This week’s news that the Social Security system will pay out more in benefits than it receives in payroll tax receipts gave a jolt to some retirees. By contrast, earlier reports from the nonpartisan Congressional Budget Office (CBO) projected that outlays would eclipse tax receipts in 2016.

Although the imbalance isn’t expected to change the benefits levels of current retirees or those nearing retirement, it does bolster long-running fears about the health of the Social Security system. Some analysts say that younger generations of workers could face benefit cuts of 20% to 25% by 2037 if Congress does nothing to reform the system.

The reason? Social Security maintains two trust funds — the Old-Age and Survivors Insurance fund and Disability Insurance fund — which are both running a surplus and expanding. Combined, both trust funds are projected to grow from $2.5 trillion in 2009 to $3.8 trillion in 2020, according to the CBO. What’s more, Social Security’s “primary” deficit — that is, a measure of the program’s revenues excluding interest on those trust funds’ assets — should only last until 2014, when the CBO projects employment to fully recover.

Still, the downturn has taken its toll on Social Security’s revenues. Perpetually high unemployment — plus, a subsequent drop in paychecks to tax — and an increase in the number of seniors applying for benefits earlier than they planned have depleted the program’s revenues.

All told, payroll tax receipts were down 2.5% in 2008 compared to pre-recession estimates for the year, according to calculations from Monique Morrissey, an economist at the Economic Policy Institute, a Washington-based research organization. She expects 2009 receipts may be as much as 8% to 9% below what they projected in 2007, before the recession hit. Fewer tax receipts, combined with the fact that millions of baby boomers are expected to file for benefits at some point in the near future, the CBO estimates that the system’s reserves will be depleted by 2037. (Note that this trust fund depletion date and some estimates may change in a few weeks, as the Social Security Administration’s board of trustees may pose differing numbers when it issues its annual report.)

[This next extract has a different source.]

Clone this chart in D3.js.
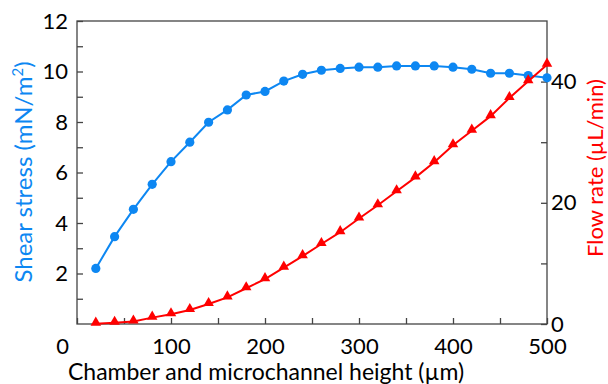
<!DOCTYPE html>
<html>
<head>
<meta charset="utf-8">
<script src="https://cdn.jsdelivr.net/npm/d3@7"></script>
<style>
  body { margin: 0; background: #fff; }
  text { font-family: Lato, "Open Sans", sans-serif; }
</style>
</head>
<body>
<div id="chart"></div>
<script>
// channel height (um)
var heights = [20, 40, 60, 80, 100, 120, 140, 160, 180, 200, 220, 240, 260,
               280, 300, 320, 340, 360, 380, 400, 420, 440, 460, 480, 500]
// shear stress (mN/m2), left axis
var shear = [2.2, 3.46, 4.54, 5.53, 6.43, 7.2, 7.99, 8.48, 9.07, 9.21, 9.62, 9.89, 10.05,
             10.12, 10.17, 10.17, 10.22, 10.22, 10.22, 10.17, 10.09, 9.93, 9.93, 9.84, 9.75]
// flow rate (uL/min), right axis
var flow = [0.05, 0.2, 0.4, 1.05, 1.6, 2.3, 3.3, 4.4, 5.9, 7.4, 9.3, 11.2, 13.2,
            15.15, 17.4, 19.6, 21.9, 24.2, 26.7, 29.5, 31.9, 34.3, 37.3, 40.05, 42.8]

var xTicks = [0, 100, 200, 300, 400, 500]
var leftTicks = [2, 4, 6, 8, 10, 12]
var rightTicks = [0, 20, 40]

var blue = '#0d87f2'
var red = '#ff0000'
var axisCol = '#444'

var svg = d3.select('#chart')
            .append('svg')
            .attr('width', 608)
            .attr('height', 384)

var pl = 77, pr = 547, pt = 21, pb = 324

var x = d3.scaleLinear().domain([0, 500]).range([pl, pr])
var yL = d3.scaleLinear().domain([0, 12]).range([pb, pt])
var yR = d3.scaleLinear().domain([0, 50]).range([pb, pt])

// frame
svg.append('rect')
   .attr('x', pl)
   .attr('y', pt)
   .attr('width', pr - pl)
   .attr('height', pb - pt)
   .attr('fill', 'none')
   .attr('stroke', axisCol)
   .attr('stroke-width', 1.3)

function styleAxis(g) {
  g.select('.domain').remove()
  g.selectAll('.tick line').attr('stroke', axisCol).attr('stroke-width', 1.3)
  g.selectAll('.tick text').attr('fill', '#000').style('font-size', '22px')
    .style('font-family', 'Lato, "Open Sans", sans-serif')
}

// bottom axis, ticks inward
var gx = svg.append('g')
   .attr('transform', 'translate(0,' + pb + ')')
   .call(d3.axisBottom(x).tickValues(d3.range(0, 501, 50)).tickSize(-6).tickPadding(14)
     .tickFormat(function(d){ return xTicks.indexOf(d) >= 0 ? d : '' }))
styleAxis(gx)
gx.selectAll('.tick text').filter(function(d){ return d == 0 }).attr('dx', -15)

// left axis
var gl = svg.append('g')
   .attr('transform', 'translate(' + pl + ',0)')
   .call(d3.axisLeft(yL).tickValues(d3.range(1, 13, 1)).tickSize(-6).tickPadding(9)
     .tickFormat(function(d){ return leftTicks.indexOf(d) >= 0 ? d : '' }))
styleAxis(gl)

// right axis
var gr = svg.append('g')
   .attr('transform', 'translate(' + pr + ',0)')
   .call(d3.axisRight(yR).tickValues(d3.range(0, 41, 10)).tickSize(-6).tickPadding(4)
     .tickFormat(function(d){ return rightTicks.indexOf(d) >= 0 ? d : '' }))
styleAxis(gr)

// shear stress line
var lineL = d3.line().x(function(d, i){ return x(heights[i]) }).y(function(d){ return yL(d) })
svg.append('path')
   .datum(shear)
   .attr('d', lineL)
   .attr('fill', 'none')
   .attr('stroke', blue)
   .attr('stroke-width', 2)

svg.selectAll('.dot')
   .data(shear)
   .enter().append('circle')
   .attr('cx', function(d, i){ return x(heights[i]) })
   .attr('cy', function(d){ return yL(d) })
   .attr('r', 4.6)
   .attr('fill', blue)

// flow rate line
var lineR = d3.line().x(function(d, i){ return x(heights[i]) }).y(function(d){ return yR(d) })
svg.append('path')
   .datum(flow)
   .attr('d', lineR)
   .attr('fill', 'none')
   .attr('stroke', red)
   .attr('stroke-width', 2)

var tri = d3.symbol().type(d3.symbolTriangle).size(48)
svg.selectAll('.tri')
   .data(flow)
   .enter().append('path')
   .attr('d', tri)
   .attr('transform', function(d, i){ return 'translate(' + x(heights[i]) + ',' + (yR(d) - 1) + ')' })
   .attr('fill', red)

// axis titles
svg.append('text')
   .attr('x', 266)
   .attr('y', 380)
   .attr('text-anchor', 'middle')
   .style('font-size', '23px')
   .text('Chamber and microchannel height (µm)')

var lt = svg.append('text')
   .attr('transform', 'translate(32,172) rotate(-90)')
   .attr('text-anchor', 'middle')
   .attr('fill', blue)
   .style('font-size', '24px')
lt.append('tspan').text('Shear stress (mN/m')
lt.append('tspan').attr('dy', -9).style('font-size', '15px').text('2')
lt.append('tspan').attr('dy', 9).text(')')

svg.append('text')
   .attr('transform', 'translate(603,168) rotate(-90)')
   .attr('text-anchor', 'middle')
   .attr('fill', red)
   .style('font-size', '22px')
   .text('Flow rate (µL/min)')
</script>
</body>
</html>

Morrissey and other retirement analysts contend that Social Security’s trust funds were meant to be drained, as their creation was driven in part by the fact that baby boomers would eventually file for benefits and, of course, stop paying into the system. However, the significance of that 2037 date for younger generations remains. Without a cash cushion to fall back on, the whole system could revert solely to pay-as-you-go, which is a system where today’s payroll taxes support the benefits of today’s retirees. That can be problematic for younger generations, says Pamela Villarreal, a senior policy analyst at the National Center for Policy Analysis. “When today’s workers retire, their benefits will be paid only if the next generation of workers agrees to pay even higher taxes,” she says.

So in 2037, if outlays outpace tax receipts Americans may see a reduction in benefits by roughly 20% if Congress doesn’t do anything, Morrissey says. That could mean raising the retirement age from 67 to 70, or it could translate to an across-the-board cut in benefits, she says. For a dual-income family in 2037 that expects to receives roughly $50,000 in Social Security payments annually, that 20% reduction would reduce their annual payment to $40,000. AARP’s director of economic security, Cristina Martin Firvida, projects that if Congress does nothing, the Social Security system could fund just 75% of benefits by 2037.